Take for instance, the US. It is the richest nation that has ever been — not only because of its recent history but because the US dollar is the world’s reserve currency. It sucks up the wealth of a lot of the other lands. In this rich country where people live in beautiful houses, 100,000 people last year died of opioid or drug overdose. The reason behind this is that people are extremely unhappy. You could be living in the best of the houses or could be a good looking person or a successful one, but you could still be unhappy because you are nothing but a body! Because that’s what the mainstream media and school system has taught you to be. That’s the paradigm within which the western system operates.

In my view as a scientist and as a scholar of history and Indian tradition, that paradigm is limited and wrong and it’s being slowly replaced by one where consciousness is central to our understanding of reality. We don’t go to all these planets and stars and galaxies which lie beyond our solar system but all of this experience exists in our consciousness. Consciousness is central reality.

Certainly, that doesn’t mean that there is nothing but consciousness. There is also this physical reality — body and consciousness which in the vedic tradition was called vidya and avidya. Vidya is consciousness and avidya is materiality and the Vedas recognise that there are two kinds of knowledge — aparavidya and paravidya.

Aparavidya is the language or the knowledge associated with the things that go through transitions or materiality for which language is an important component for understanding. These are the subjects that we study in the schools and colleges. Paravidya is the knowledge of consciousness. The Vedas say that you must do aparavidya to sharpen your mind followed by paravidya. Paravidya is what would set you free.

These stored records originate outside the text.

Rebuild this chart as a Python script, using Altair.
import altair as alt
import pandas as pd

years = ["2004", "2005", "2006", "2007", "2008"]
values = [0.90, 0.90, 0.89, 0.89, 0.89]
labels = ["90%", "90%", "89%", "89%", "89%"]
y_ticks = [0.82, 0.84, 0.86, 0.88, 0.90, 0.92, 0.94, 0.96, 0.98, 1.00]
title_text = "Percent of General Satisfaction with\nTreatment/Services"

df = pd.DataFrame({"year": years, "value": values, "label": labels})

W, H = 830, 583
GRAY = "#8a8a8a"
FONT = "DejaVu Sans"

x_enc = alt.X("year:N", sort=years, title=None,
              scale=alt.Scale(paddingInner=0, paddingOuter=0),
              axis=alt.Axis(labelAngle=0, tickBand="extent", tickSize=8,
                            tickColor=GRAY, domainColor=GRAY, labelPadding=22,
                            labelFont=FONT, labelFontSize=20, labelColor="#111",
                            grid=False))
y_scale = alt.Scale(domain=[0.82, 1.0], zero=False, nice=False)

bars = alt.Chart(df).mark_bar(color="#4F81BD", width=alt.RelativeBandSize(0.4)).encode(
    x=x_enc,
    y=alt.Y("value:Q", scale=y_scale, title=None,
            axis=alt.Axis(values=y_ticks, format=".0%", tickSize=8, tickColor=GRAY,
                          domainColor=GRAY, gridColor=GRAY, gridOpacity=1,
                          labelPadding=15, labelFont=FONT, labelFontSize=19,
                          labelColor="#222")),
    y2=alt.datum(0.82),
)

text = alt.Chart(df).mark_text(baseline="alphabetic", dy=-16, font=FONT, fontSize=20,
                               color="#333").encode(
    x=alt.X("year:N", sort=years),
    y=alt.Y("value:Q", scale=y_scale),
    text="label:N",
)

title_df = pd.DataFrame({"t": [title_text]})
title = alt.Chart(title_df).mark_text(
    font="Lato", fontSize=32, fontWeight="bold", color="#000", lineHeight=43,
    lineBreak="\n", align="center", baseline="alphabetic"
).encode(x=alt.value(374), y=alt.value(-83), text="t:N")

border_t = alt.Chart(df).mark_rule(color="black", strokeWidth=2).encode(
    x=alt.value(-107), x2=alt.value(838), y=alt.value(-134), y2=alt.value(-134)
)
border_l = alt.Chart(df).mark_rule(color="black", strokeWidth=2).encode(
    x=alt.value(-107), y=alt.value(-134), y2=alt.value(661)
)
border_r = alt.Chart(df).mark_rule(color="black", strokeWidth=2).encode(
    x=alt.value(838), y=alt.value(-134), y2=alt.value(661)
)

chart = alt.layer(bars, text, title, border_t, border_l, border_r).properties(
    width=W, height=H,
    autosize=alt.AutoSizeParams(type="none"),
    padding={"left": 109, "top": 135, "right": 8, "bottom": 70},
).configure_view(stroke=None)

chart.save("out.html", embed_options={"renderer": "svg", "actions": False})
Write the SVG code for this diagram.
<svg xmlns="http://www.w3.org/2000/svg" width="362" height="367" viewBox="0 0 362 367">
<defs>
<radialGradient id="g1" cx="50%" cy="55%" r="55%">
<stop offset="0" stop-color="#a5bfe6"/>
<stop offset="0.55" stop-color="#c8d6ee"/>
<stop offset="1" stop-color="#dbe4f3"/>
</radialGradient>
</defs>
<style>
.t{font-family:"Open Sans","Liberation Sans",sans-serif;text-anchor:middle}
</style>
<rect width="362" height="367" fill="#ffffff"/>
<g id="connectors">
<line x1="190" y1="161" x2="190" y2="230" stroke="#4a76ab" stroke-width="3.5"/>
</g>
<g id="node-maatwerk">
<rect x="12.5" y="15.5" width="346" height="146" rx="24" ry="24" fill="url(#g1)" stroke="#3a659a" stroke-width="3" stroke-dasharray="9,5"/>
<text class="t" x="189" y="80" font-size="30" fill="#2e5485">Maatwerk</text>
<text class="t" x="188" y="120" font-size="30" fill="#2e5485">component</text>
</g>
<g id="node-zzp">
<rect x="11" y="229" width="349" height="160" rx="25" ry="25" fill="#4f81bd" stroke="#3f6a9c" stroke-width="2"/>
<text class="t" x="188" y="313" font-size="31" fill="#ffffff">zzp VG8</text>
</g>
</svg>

I think it’s wonderful. I do wish and hope that more people, irrespective of their background and caste can take to this. Everybody is equal. Each individual is the same Purush. Purush is the embodiment of consciousness within each individual. In Kashmir Shaivism, you have this great slogan — Shivo aham, aham Shiva (I am Shiva). Every human being is fundamentally the same. If we were to throw off these scales of ignorance created out of habit and conditioning and forget our true selves, one would find immeasurable abilities, creativity within ourselves and that’s true of every individual.